Input for this task:
■ ■ ■
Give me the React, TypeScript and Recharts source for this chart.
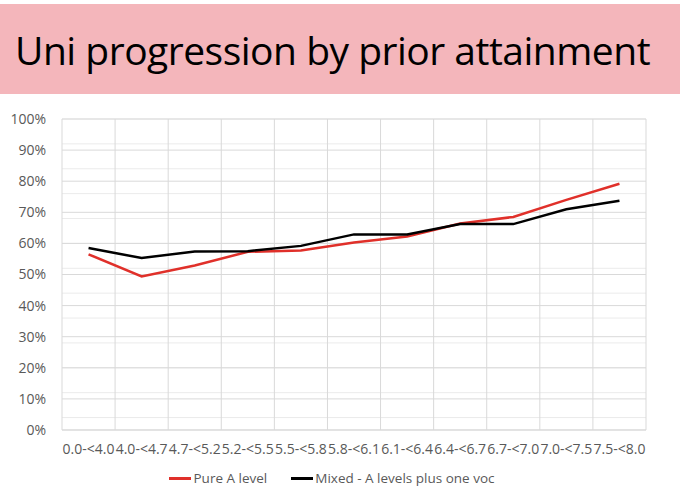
import React from "react";
import { LineChart, Line, XAxis, YAxis, CartesianGrid } from "recharts";

// attainment bands on the x axis
const bands = [
  "0.0-<4.0", "4.0-<4.7", "4.7-<5.2", "5.2-<5.5", "5.5-<5.8", "5.8-<6.1",
  "6.1-<6.4", "6.4-<6.7", "6.7-<7.0", "7.0-<7.5", "7.5-<8.0",
];

// progression rates (fraction)
const pureALevel = [0.565, 0.494, 0.529, 0.573, 0.577, 0.603, 0.622, 0.664, 0.685, 0.74, 0.792];
const mixedVoc = [0.585, 0.553, 0.574, 0.575, 0.592, 0.629, 0.629, 0.662, 0.662, 0.71, 0.737];

const yTicks = [0, 0.1, 0.2, 0.3, 0.4, 0.5, 0.6, 0.7, 0.8, 0.9, 1];
const minorTicks = Array.from({ length: 51 }, (_, i) => i / 50);
const bandEdges = Array.from({ length: bands.length + 1 }, (_, i) => i);

const data = bands.map((band, i) => ({
  band,
  idx: i + 0.5,
  pure: pureALevel[i],
  mixed: mixedVoc[i],
}));

const RED = "#e0302a";
const BLACK = "#000000";
const GREY_TEXT = "#595959";
const FONT = "'Open Sans', 'Noto Sans', sans-serif";

export default function App() {
  return (
    <div style={{ position: "absolute", left: 0, top: 0, width: 680, height: 493, background: "#fff", fontFamily: FONT }}>
      <div
        style={{
          position: "absolute", left: 0, top: 4, width: 680, height: 90,
          background: "#f4b6bb", display: "flex", alignItems: "center",
        }}
      >
        <span style={{ marginLeft: 15, fontSize: 39, color: "#000", letterSpacing: -0.5, whiteSpace: "nowrap" }}>
          Uni progression by prior attainment
        </span>
      </div>

      <LineChart
        width={680}
        height={493}
        data={data}
        margin={{ top: 119, right: 34, bottom: 33, left: 0 }}
        style={{ position: "absolute", left: 0, top: 0 }}
      >
        <CartesianGrid vertical={false} horizontalValues={minorTicks} stroke="#ebebeb" />
        <CartesianGrid vertical={false} stroke="#d9d9d9" />
        <CartesianGrid horizontal={false} xAxisId="edges" stroke="#d9d9d9" />
        <XAxis
          dataKey="band"
          scale="band"
          interval={0}
          height={30}
          tickLine={false}
          axisLine={{ stroke: "#d9d9d9" }}
          tick={{ fill: GREY_TEXT, fontSize: 14, fontFamily: FONT }}
          tickMargin={8}
        />
        <XAxis xAxisId="edges" type="number" dataKey="idx" domain={[0, bands.length]} ticks={bandEdges} hide />
        <YAxis
          width={62}
          domain={[0, 1]}
          ticks={yTicks}
          tickLine={false}
          axisLine={false}
          tickFormatter={(v: number) => `${Math.round(v * 100)}%`}
          tick={{ fill: GREY_TEXT, fontSize: 14, fontFamily: FONT }}
          tickMargin={10}
        />
        <Line dataKey="pure" stroke={RED} strokeWidth={2.5} dot={false} isAnimationActive={false} />
        <Line dataKey="mixed" stroke={BLACK} strokeWidth={2.5} dot={false} isAnimationActive={false} />
      </LineChart>

      <div
        style={{
          position: "absolute", left: 0, top: 469, width: 680, display: "flex",
          justifyContent: "center", alignItems: "center", fontSize: 13.5, color: GREY_TEXT,
          paddingRight: 16, boxSizing: "border-box",
        }}
      >
        <span style={{ display: "inline-block", width: 22, height: 3, background: RED, marginRight: 2 }} />
        <span>Pure A level</span>
        <span style={{ display: "inline-block", width: 22, height: 3, background: BLACK, marginLeft: 24, marginRight: 2 }} />
        <span>Mixed - A levels plus one voc</span>
      </div>
    </div>
  );
}
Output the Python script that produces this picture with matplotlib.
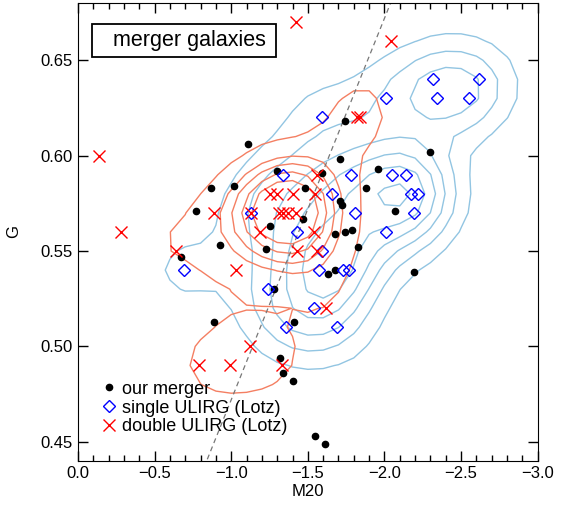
■ ■ ■
Given exercise: Only lines with the word "React" are wanted, so copy each one from the records.

Finished answer:
Give me the React, TypeScript and Recharts source for this chart.
import React from "react";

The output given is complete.